DATASET EXCERPT:
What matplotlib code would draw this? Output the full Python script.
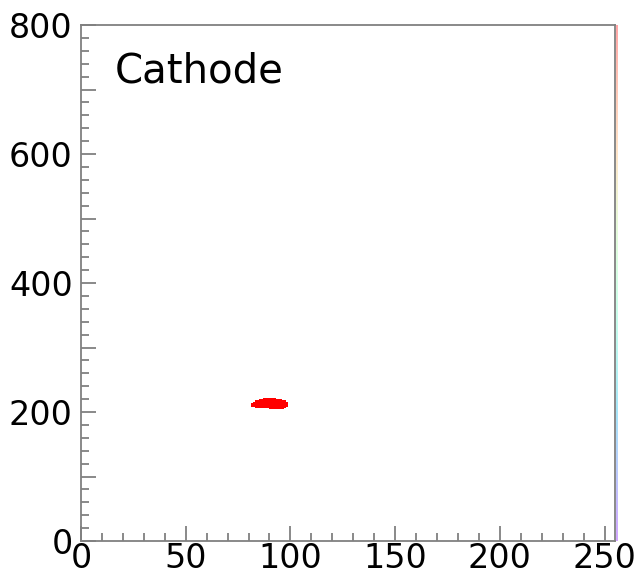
import numpy as np
import matplotlib.pyplot as plt

# filled region of the 2D histogram: one row per 2-unit y bin,
# with the first and last occupied x bin in that row
row_y = [204, 206, 208, 210, 212, 214, 216, 218, 220]
row_xlo = [90, 83, 81, 81, 81, 82, 83, 85, 87]
row_xhi = [97, 98, 99, 99, 99, 99, 98, 96, 93]
row_counts = [1, 1, 1, 1, 1, 1, 1, 1, 1]

nx, ny = 255, 400
x_edges = np.linspace(0, 255, nx + 1)
y_edges = np.linspace(0, 800, ny + 1)
counts = np.zeros((ny, nx))
for y, lo, hi, c in zip(row_y, row_xlo, row_xhi, row_counts):
    iy = int(y // 2)
    counts[iy, lo:hi] = c
hist = np.ma.masked_equal(counts, 0)

fig = plt.figure(figsize=(6.35, 5.79), dpi=100)
ax = fig.add_axes([81 / 635, 38 / 579, 534 / 635, 516 / 579])

ax.pcolormesh(x_edges, y_edges, hist, cmap='rainbow', vmin=0, vmax=1)

ax.set_xlim(0, 255)
ax.set_ylim(0, 800)

ax.set_xticks(np.arange(0, 251, 50))
ax.set_xticks(np.arange(0, 256, 10), minor=True)
ax.set_yticks(np.arange(0, 801, 100))
ax.set_yticklabels([str(v) if v % 200 == 0 else '' for v in range(0, 801, 100)])
ax.set_yticks(np.arange(0, 801, 20), minor=True)

tick_grey = '#808080'
ax.tick_params(which='both', direction='in', color=tick_grey, width=1.3,
               labelsize=24, top=False, right=False)
ax.tick_params(which='major', length=11)
ax.tick_params(which='minor', length=6)
ax.tick_params(axis='x', pad=1)
ax.tick_params(axis='y', pad=6)
for s in ax.spines.values():
    s.set_color(tick_grey)
    s.set_linewidth(1.3)

ax.text(0.064, 0.91, 'Cathode', transform=ax.transAxes, fontsize=29,
        ha='left', va='center')

# palette strip along the right edge
cax = fig.add_axes([615.5 / 635, 38 / 579, 2 / 635, 516 / 579])
grad = np.linspace(0, 1, 256).reshape(-1, 1)
cax.imshow(grad, aspect='auto', origin='lower', cmap='rainbow', alpha=0.35,
           extent=[0, 1, 0, 1])
cax.set_axis_off()

fig.savefig('out.png', dpi=100)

PROBLEM: Repeat only the lines between the start of the data and the line with "ax.set_ylim(0, 800)", including those two lines, and skip the pictures.

EXERCISE SOLUTION:
What matplotlib code would draw this? Output the full Python script.
import numpy as np
import matplotlib.pyplot as plt

# filled region of the 2D histogram: one row per 2-unit y bin,
# with the first and last occupied x bin in that row
row_y = [204, 206, 208, 210, 212, 214, 216, 218, 220]
row_xlo = [90, 83, 81, 81, 81, 82, 83, 85, 87]
row_xhi = [97, 98, 99, 99, 99, 99, 98, 96, 93]
row_counts = [1, 1, 1, 1, 1, 1, 1, 1, 1]

nx, ny = 255, 400
x_edges = np.linspace(0, 255, nx + 1)
y_edges = np.linspace(0, 800, ny + 1)
counts = np.zeros((ny, nx))
for y, lo, hi, c in zip(row_y, row_xlo, row_xhi, row_counts):
    iy = int(y // 2)
    counts[iy, lo:hi] = c
hist = np.ma.masked_equal(counts, 0)

fig = plt.figure(figsize=(6.35, 5.79), dpi=100)
ax = fig.add_axes([81 / 635, 38 / 579, 534 / 635, 516 / 579])

ax.pcolormesh(x_edges, y_edges, hist, cmap='rainbow', vmin=0, vmax=1)

ax.set_xlim(0, 255)
ax.set_ylim(0, 800)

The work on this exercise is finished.